Do this: Every line below should be copied exactly; drop the pictures.

Supplied material:
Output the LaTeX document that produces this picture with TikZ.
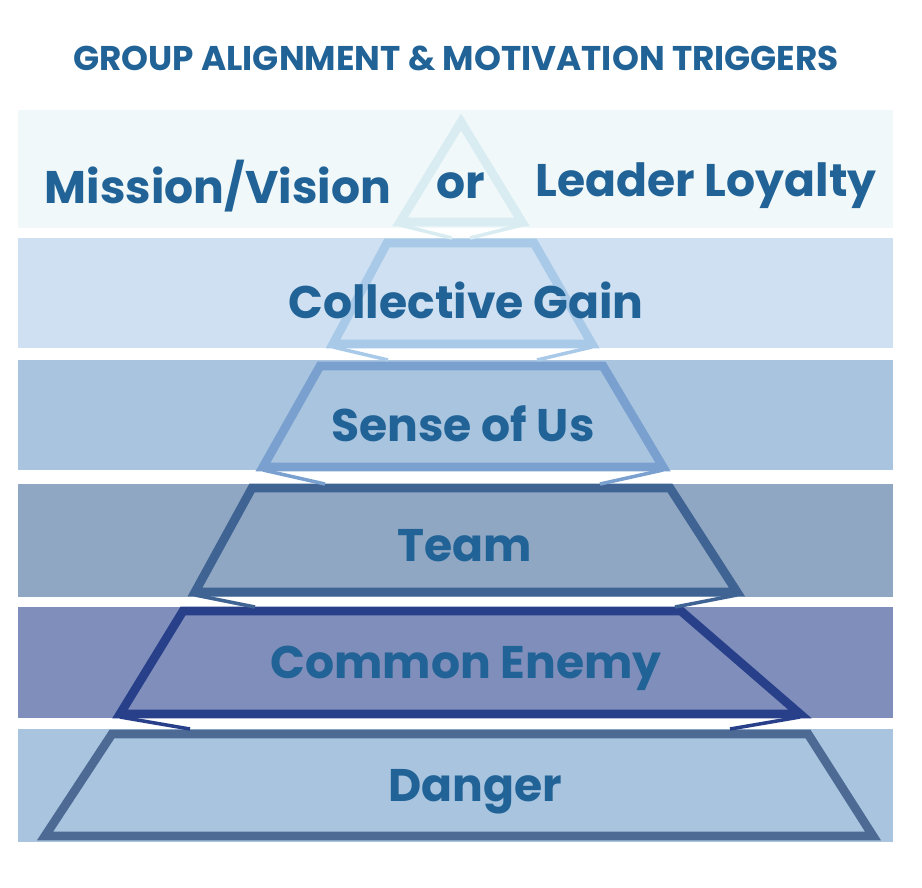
\documentclass[tikz,border=0pt]{standalone}
\usepackage{fontspec}
\setmainfont{Poppins}
\definecolor{txtblue}{HTML}{216396}
\definecolor{bandA}{HTML}{F0F8FA}
\definecolor{bandB}{HTML}{CEE0F1}
\definecolor{bandC}{HTML}{A9C4DF}
\definecolor{bandD}{HTML}{8FA7C3}
\definecolor{bandE}{HTML}{7F8EBA}
\definecolor{bandF}{HTML}{A9C4DF}
\definecolor{edgeA}{HTML}{D8ECF2}
\definecolor{edgeB}{HTML}{A8CAE8}
\definecolor{edgeC}{HTML}{79A0CF}
\definecolor{edgeD}{HTML}{3F6392}
\definecolor{edgeE}{HTML}{283F8A}
\definecolor{edgeF}{HTML}{4D6A95}
\begin{document}
\begin{tikzpicture}[x=0.02cm, y=-0.02cm,
    tier/.style = {line width=5pt, line join=miter},
    link/.style = {line width=2pt},
    label/.style = {text=txtblue, font=\bfseries\fontsize{26}{30}\selectfont}]
\useasboundingbox (0,0) rectangle (922,887);
\node[text=txtblue, font=\bfseries\fontsize{19.5}{22}\selectfont] (title) at (456,58) {GROUP ALIGNMENT \& MOTIVATION TRIGGERS};
% bands
\fill[bandA] (18,110) rectangle (893,228);
\fill[bandB] (18,238) rectangle (893,348);
\fill[bandC] (18,360) rectangle (893,470);
\fill[bandD] (18,484) rectangle (893,597);
\fill[bandE] (18,607) rectangle (893,718);
\fill[bandF] (18,729) rectangle (893,842);
% tiers
\draw[tier, edgeA] (461,122) -- (522,222) -- (400,222) -- cycle;
\draw[tier, edgeB] (387,243) -- (534,243) -- (592,344) -- (333,344) -- cycle;
\draw[tier, edgeC] (320,366) -- (603,366) -- (663,467) -- (263,467) -- cycle;
\draw[tier, edgeD] (252,488) -- (670,488) -- (737,592) -- (195,592) -- cycle;
\draw[tier, edgeE] (183,611) -- (681,611) -- (800,714) -- (120,714) -- cycle;
\draw[tier, edgeF] (112,734) -- (808,734) -- (873,836) -- (45,836) -- cycle;
% links
\foreach \xa/\ya/\xb/\yb/\c in {400/225/452/238/edgeA, 522/225/470/238/edgeA,
    333/347/388/360/edgeB, 592/347/537/360/edgeB,
    263/470/325/484/edgeC, 663/470/600/484/edgeC,
    195/595/255/607/edgeD, 737/595/675/607/edgeD,
    120/717/190/729/edgeE, 800/717/730/729/edgeE}
    \draw[link, \c] (\xa,\ya) -- (\xb,\yb);
% labels
\node[label] (mission) at (218,186) {Mission/Vision};
\node[label] (or) at (461,186) {or};
\node[label] (loyalty) at (706,186) {Leader Loyalty};
\node[label] (gain) at (466,300) {Collective Gain};
\node[label] (us) at (463,424) {Sense of Us};
\node[label] (team) at (465,546) {Team};
\node[label] (enemy) at (466,668) {Common Enemy};
\node[label] (danger) at (475,792) {Danger};
\end{tikzpicture}
\end{document}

Solved exercise:
Output the LaTeX document that produces this picture with TikZ.
\documentclass[tikz,border=0pt]{standalone}
\usepackage{fontspec}
\setmainfont{Poppins}
\definecolor{txtblue}{HTML}{216396}
\definecolor{bandA}{HTML}{F0F8FA}
\definecolor{bandB}{HTML}{CEE0F1}
\definecolor{bandC}{HTML}{A9C4DF}
\definecolor{bandD}{HTML}{8FA7C3}
\definecolor{bandE}{HTML}{7F8EBA}
\definecolor{bandF}{HTML}{A9C4DF}
\definecolor{edgeA}{HTML}{D8ECF2}
\definecolor{edgeB}{HTML}{A8CAE8}
\definecolor{edgeC}{HTML}{79A0CF}
\definecolor{edgeD}{HTML}{3F6392}
\definecolor{edgeE}{HTML}{283F8A}
\definecolor{edgeF}{HTML}{4D6A95}
\begin{document}
\begin{tikzpicture}[x=0.02cm, y=-0.02cm,
    tier/.style = {line width=5pt, line join=miter},
    link/.style = {line width=2pt},
    label/.style = {text=txtblue, font=\bfseries\fontsize{26}{30}\selectfont}]
\useasboundingbox (0,0) rectangle (922,887);
\node[text=txtblue, font=\bfseries\fontsize{19.5}{22}\selectfont] (title) at (456,58) {GROUP ALIGNMENT \& MOTIVATION TRIGGERS};
% bands
\fill[bandA] (18,110) rectangle (893,228);
\fill[bandB] (18,238) rectangle (893,348);
\fill[bandC] (18,360) rectangle (893,470);
\fill[bandD] (18,484) rectangle (893,597);
\fill[bandE] (18,607) rectangle (893,718);
\fill[bandF] (18,729) rectangle (893,842);
% tiers
\draw[tier, edgeA] (461,122) -- (522,222) -- (400,222) -- cycle;
\draw[tier, edgeB] (387,243) -- (534,243) -- (592,344) -- (333,344) -- cycle;
\draw[tier, edgeC] (320,366) -- (603,366) -- (663,467) -- (263,467) -- cycle;
\draw[tier, edgeD] (252,488) -- (670,488) -- (737,592) -- (195,592) -- cycle;
\draw[tier, edgeE] (183,611) -- (681,611) -- (800,714) -- (120,714) -- cycle;
\draw[tier, edgeF] (112,734) -- (808,734) -- (873,836) -- (45,836) -- cycle;
% links
\foreach \xa/\ya/\xb/\yb/\c in {400/225/452/238/edgeA, 522/225/470/238/edgeA,
    333/347/388/360/edgeB, 592/347/537/360/edgeB,
    263/470/325/484/edgeC, 663/470/600/484/edgeC,
    195/595/255/607/edgeD, 737/595/675/607/edgeD,
    120/717/190/729/edgeE, 800/717/730/729/edgeE}
    \draw[link, \c] (\xa,\ya) -- (\xb,\yb);
% labels
\node[label] (mission) at (218,186) {Mission/Vision};
\node[label] (or) at (461,186) {or};
\node[label] (loyalty) at (706,186) {Leader Loyalty};
\node[label] (gain) at (466,300) {Collective Gain};
\node[label] (us) at (463,424) {Sense of Us};
\node[label] (team) at (465,546) {Team};
\node[label] (enemy) at (466,668) {Common Enemy};
\node[label] (danger) at (475,792) {Danger};
\end{tikzpicture}
\end{document}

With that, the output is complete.